One of Fort Worth's most prominent restaurants has swapped out chefs: Clay Pigeon, the rustic, farm-to-table restaurant owned by local chef Marcus Paslay, has a new executive chef in Bria Downey.
Formerly a sous chef at Paslay's year-old Italian restaurant Piattello Italian Kitchen, Downey has taken the spot recently vacated by Andrew Dilda.
Dilda, who was once executive chef at Reata and chef de cuisine at Tim Love's Woodshed Smokehouse, and who was also chef at Barter in Dallas, held the position for about two months. According to Paslay, it "didn't work out."
"Bria is great," Paslay says. "She's been with the company for over a year now, so I know what I'm getting with her. This is very exciting for me and Clay Pigeon. I can't wait to see the positive impacts."
Downey was a part of the original "dream team" of chefs who opened Piattello, located in Fort Worth's Waterside district, a little more than a year ago. She joined executive chef Scott Lewis, a Fort Worth native who worked in a string of Dallas restaurants, including Nonna, Carbone's, and Sprezza, and who was nominated as a rising star chef in Dallas-Fort Worth's 2017 Tastemaker awards; and Jen Williams, who worked at Lucia in Dallas, and at Magnolia Cheese Company and Sera Dining & Wine in Fort Worth.
Lewis is still Piattello's executive chef.
Williams left the restaurant last year and now runs her own catering company and hosts food events at the Collective Brewing Project.
Downey has worked in several restaurants in both Dallas and Fort Worth, including Bird Café — which she helped open — Winslow's Wine Cafe, and Meddlesome Moth.

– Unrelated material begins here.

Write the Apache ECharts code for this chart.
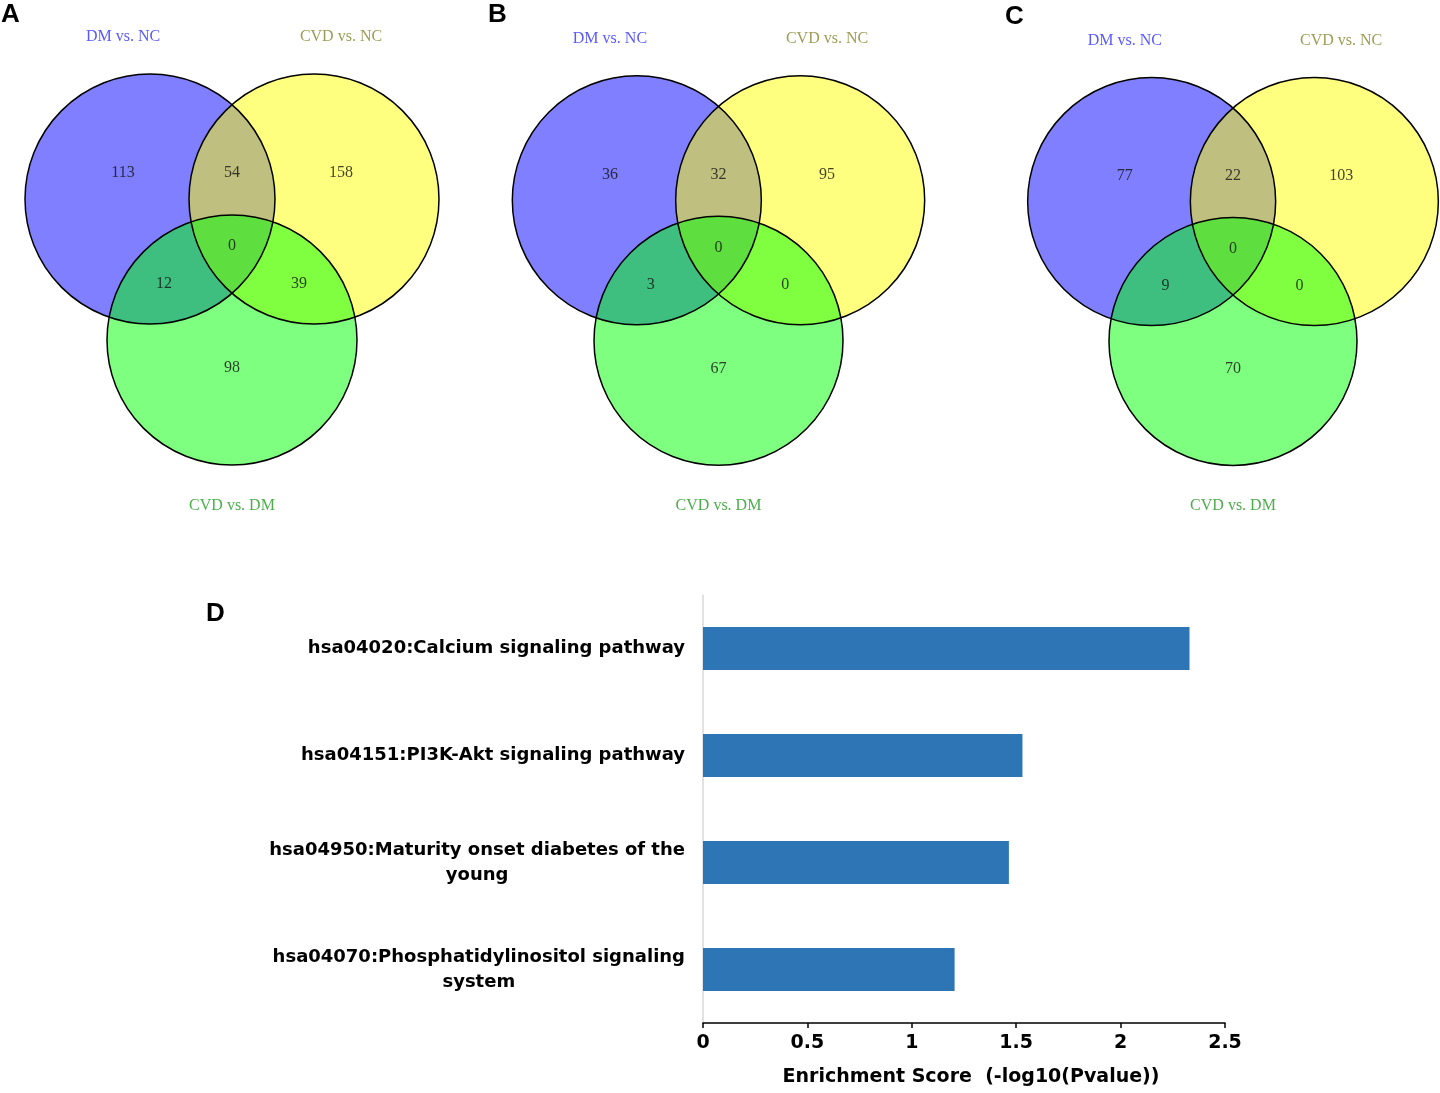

An Arlington native, Paslay opened Clay Pigeon five years ago in the charmingly rustic spot that once housed chef Lou Lambert's popular steakhouse Lambert's Steak, Seafood & Whiskey, and, before that, Pedro's Trailer Park, an early venture from Paul Willis, founder of Fuzzy's Tacos. Paslay stresses a from-scratch approach, even making the bread and ice cream in house.